Exercise description
Any pictures in the records below should be skipped; write out everything else exactly.

[BEGIN]

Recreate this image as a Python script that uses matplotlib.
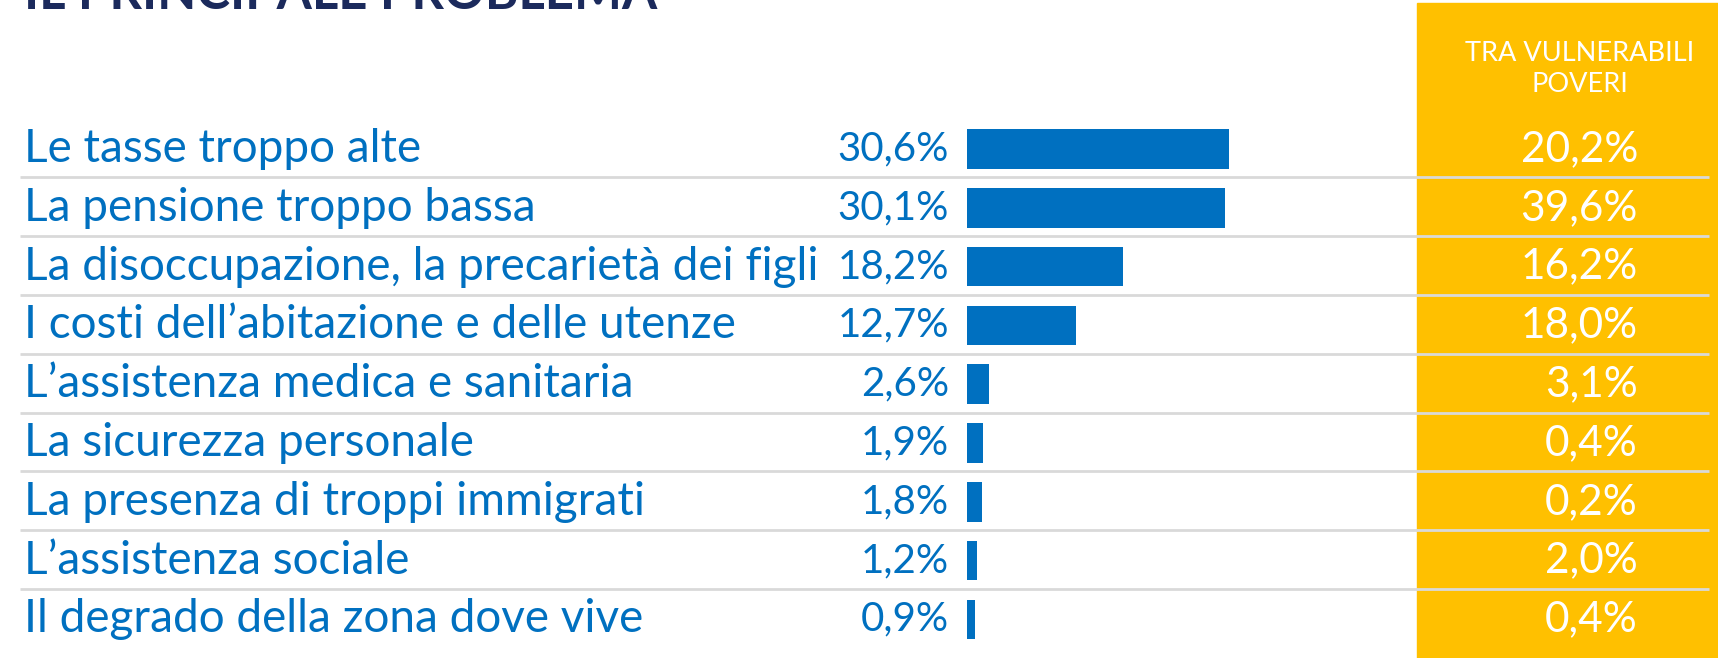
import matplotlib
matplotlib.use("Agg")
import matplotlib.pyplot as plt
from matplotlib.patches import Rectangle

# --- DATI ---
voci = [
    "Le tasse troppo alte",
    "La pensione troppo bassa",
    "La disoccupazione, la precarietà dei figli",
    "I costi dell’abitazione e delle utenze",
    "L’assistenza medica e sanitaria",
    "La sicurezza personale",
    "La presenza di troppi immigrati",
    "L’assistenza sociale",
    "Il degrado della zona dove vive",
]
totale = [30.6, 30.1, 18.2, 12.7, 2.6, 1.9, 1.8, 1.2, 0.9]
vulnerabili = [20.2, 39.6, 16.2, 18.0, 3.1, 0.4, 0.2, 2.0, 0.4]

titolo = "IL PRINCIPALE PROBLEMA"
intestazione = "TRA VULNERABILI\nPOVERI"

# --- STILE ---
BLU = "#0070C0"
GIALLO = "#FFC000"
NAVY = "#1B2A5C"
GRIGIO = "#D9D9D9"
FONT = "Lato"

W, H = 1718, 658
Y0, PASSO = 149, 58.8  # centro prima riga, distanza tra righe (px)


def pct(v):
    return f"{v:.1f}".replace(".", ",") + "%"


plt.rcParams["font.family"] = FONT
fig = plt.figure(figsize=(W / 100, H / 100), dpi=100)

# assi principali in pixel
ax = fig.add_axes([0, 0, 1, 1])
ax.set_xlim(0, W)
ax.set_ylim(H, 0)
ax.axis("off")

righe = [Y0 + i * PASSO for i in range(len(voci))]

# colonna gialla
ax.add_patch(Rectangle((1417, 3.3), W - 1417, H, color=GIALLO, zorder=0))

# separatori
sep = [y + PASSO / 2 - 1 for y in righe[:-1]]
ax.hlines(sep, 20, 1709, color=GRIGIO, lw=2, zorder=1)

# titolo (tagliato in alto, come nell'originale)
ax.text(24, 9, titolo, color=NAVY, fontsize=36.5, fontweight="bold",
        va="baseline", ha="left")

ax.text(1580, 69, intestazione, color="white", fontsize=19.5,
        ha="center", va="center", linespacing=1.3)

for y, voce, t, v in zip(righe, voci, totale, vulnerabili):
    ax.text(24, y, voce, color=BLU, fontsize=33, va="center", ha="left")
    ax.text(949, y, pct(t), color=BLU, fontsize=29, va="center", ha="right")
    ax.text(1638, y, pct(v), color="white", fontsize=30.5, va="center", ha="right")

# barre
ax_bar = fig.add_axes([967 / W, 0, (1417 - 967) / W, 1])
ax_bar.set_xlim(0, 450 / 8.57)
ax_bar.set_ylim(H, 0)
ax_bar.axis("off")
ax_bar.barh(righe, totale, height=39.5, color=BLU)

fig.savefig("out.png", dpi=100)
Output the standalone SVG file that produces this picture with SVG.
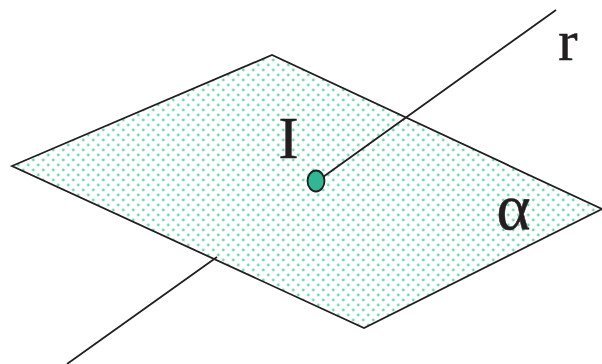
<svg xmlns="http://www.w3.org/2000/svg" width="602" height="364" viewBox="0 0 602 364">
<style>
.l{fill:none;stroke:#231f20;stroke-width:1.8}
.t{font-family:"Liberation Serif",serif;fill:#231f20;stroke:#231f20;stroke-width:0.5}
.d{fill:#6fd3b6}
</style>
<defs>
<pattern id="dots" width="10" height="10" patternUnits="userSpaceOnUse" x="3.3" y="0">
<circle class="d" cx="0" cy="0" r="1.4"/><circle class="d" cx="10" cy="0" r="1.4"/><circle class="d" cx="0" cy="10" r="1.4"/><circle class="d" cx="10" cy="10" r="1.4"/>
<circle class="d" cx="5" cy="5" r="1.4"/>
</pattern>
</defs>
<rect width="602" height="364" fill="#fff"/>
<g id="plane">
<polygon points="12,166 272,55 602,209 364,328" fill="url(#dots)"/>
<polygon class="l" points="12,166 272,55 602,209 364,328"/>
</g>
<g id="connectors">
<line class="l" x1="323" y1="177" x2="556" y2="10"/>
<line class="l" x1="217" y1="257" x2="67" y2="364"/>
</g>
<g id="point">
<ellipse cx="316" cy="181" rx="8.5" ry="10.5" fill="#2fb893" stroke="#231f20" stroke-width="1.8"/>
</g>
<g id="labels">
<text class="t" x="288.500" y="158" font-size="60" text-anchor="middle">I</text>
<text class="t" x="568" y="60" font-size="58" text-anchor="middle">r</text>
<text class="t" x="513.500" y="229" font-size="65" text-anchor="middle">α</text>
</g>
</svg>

[END]

Written response
Recreate this image as a Python script that uses matplotlib.
import matplotlib
matplotlib.use("Agg")
import matplotlib.pyplot as plt
from matplotlib.patches import Rectangle

# --- DATI ---
voci = [
    "Le tasse troppo alte",
    "La pensione troppo bassa",
    "La disoccupazione, la precarietà dei figli",
    "I costi dell’abitazione e delle utenze",
    "L’assistenza medica e sanitaria",
    "La sicurezza personale",
    "La presenza di troppi immigrati",
    "L’assistenza sociale",
    "Il degrado della zona dove vive",
]
totale = [30.6, 30.1, 18.2, 12.7, 2.6, 1.9, 1.8, 1.2, 0.9]
vulnerabili = [20.2, 39.6, 16.2, 18.0, 3.1, 0.4, 0.2, 2.0, 0.4]

titolo = "IL PRINCIPALE PROBLEMA"
intestazione = "TRA VULNERABILI\nPOVERI"

# --- STILE ---
BLU = "#0070C0"
GIALLO = "#FFC000"
NAVY = "#1B2A5C"
GRIGIO = "#D9D9D9"
FONT = "Lato"

W, H = 1718, 658
Y0, PASSO = 149, 58.8  # centro prima riga, distanza tra righe (px)


def pct(v):
    return f"{v:.1f}".replace(".", ",") + "%"


plt.rcParams["font.family"] = FONT
fig = plt.figure(figsize=(W / 100, H / 100), dpi=100)

# assi principali in pixel
ax = fig.add_axes([0, 0, 1, 1])
ax.set_xlim(0, W)
ax.set_ylim(H, 0)
ax.axis("off")

righe = [Y0 + i * PASSO for i in range(len(voci))]

# colonna gialla
ax.add_patch(Rectangle((1417, 3.3), W - 1417, H, color=GIALLO, zorder=0))

# separatori
sep = [y + PASSO / 2 - 1 for y in righe[:-1]]
ax.hlines(sep, 20, 1709, color=GRIGIO, lw=2, zorder=1)

# titolo (tagliato in alto, come nell'originale)
ax.text(24, 9, titolo, color=NAVY, fontsize=36.5, fontweight="bold",
        va="baseline", ha="left")

ax.text(1580, 69, intestazione, color="white", fontsize=19.5,
        ha="center", va="center", linespacing=1.3)

for y, voce, t, v in zip(righe, voci, totale, vulnerabili):
    ax.text(24, y, voce, color=BLU, fontsize=33, va="center", ha="left")
    ax.text(949, y, pct(t), color=BLU, fontsize=29, va="center", ha="right")
    ax.text(1638, y, pct(v), color="white", fontsize=30.5, va="center", ha="right")

# barre
ax_bar = fig.add_axes([967 / W, 0, (1417 - 967) / W, 1])
ax_bar.set_xlim(0, 450 / 8.57)
ax_bar.set_ylim(H, 0)
ax_bar.axis("off")
ax_bar.barh(righe, totale, height=39.5, color=BLU)

fig.savefig("out.png", dpi=100)
Output the standalone SVG file that produces this picture with SVG.
<svg xmlns="http://www.w3.org/2000/svg" width="602" height="364" viewBox="0 0 602 364">
<style>
.l{fill:none;stroke:#231f20;stroke-width:1.8}
.t{font-family:"Liberation Serif",serif;fill:#231f20;stroke:#231f20;stroke-width:0.5}
.d{fill:#6fd3b6}
</style>
<defs>
<pattern id="dots" width="10" height="10" patternUnits="userSpaceOnUse" x="3.3" y="0">
<circle class="d" cx="0" cy="0" r="1.4"/><circle class="d" cx="10" cy="0" r="1.4"/><circle class="d" cx="0" cy="10" r="1.4"/><circle class="d" cx="10" cy="10" r="1.4"/>
<circle class="d" cx="5" cy="5" r="1.4"/>
</pattern>
</defs>
<rect width="602" height="364" fill="#fff"/>
<g id="plane">
<polygon points="12,166 272,55 602,209 364,328" fill="url(#dots)"/>
<polygon class="l" points="12,166 272,55 602,209 364,328"/>
</g>
<g id="connectors">
<line class="l" x1="323" y1="177" x2="556" y2="10"/>
<line class="l" x1="217" y1="257" x2="67" y2="364"/>
</g>
<g id="point">
<ellipse cx="316" cy="181" rx="8.5" ry="10.5" fill="#2fb893" stroke="#231f20" stroke-width="1.8"/>
</g>
<g id="labels">
<text class="t" x="288.500" y="158" font-size="60" text-anchor="middle">I</text>
<text class="t" x="568" y="60" font-size="58" text-anchor="middle">r</text>
<text class="t" x="513.500" y="229" font-size="65" text-anchor="middle">α</text>
</g>
</svg>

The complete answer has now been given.